John E. Kent, a blacksmith by occupation, was also a resident of the township in 1813. After having lived in Monroeton for a time he removed to the Kellogg place, and had his house near the junction of Kent Run ( so called after him ) with the South Branch. Kent is said to have been a skillful workman, naturally bright, with the ability to magnify in teling stories. He claimed to have found a vein of coal on the Kellogg mountain, and it is said brought in loads of it upon his back in a basket, and used it in his shop. When making his visits to this spot, he would never allow any one to accompany him. "Kent's coal mine" has been the subject of much speculation for years. His wife was Sally Cranmer, by whom he had several children. Orsemus became a Mormom preacher, and it said to have been killed by lightning. Omer went West and became a judge. Kent deserted his family and was never heard of afterwards.

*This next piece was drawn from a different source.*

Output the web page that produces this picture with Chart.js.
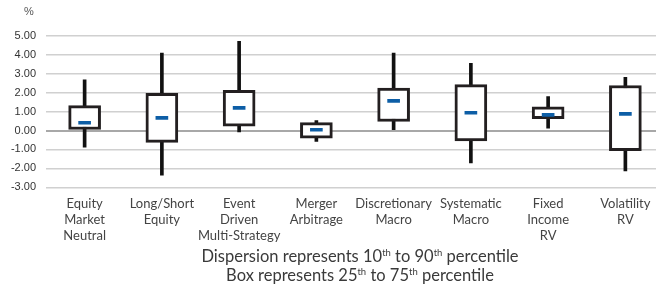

Edsall Carr was an inhabitant of Monroe in 1813. He lived near where Hawes' factory now is, at first, then moved on the hills back of Monroeton. He generally accompanied the hunting parties, and was made the butt of good-natured fun. A daughter of his married Francis French, brother of "Bill." Carr went West in 1821.
Absalom Carr came about the same time as did Edsall Carr, and was no doubt a brother. He was something of a hunter.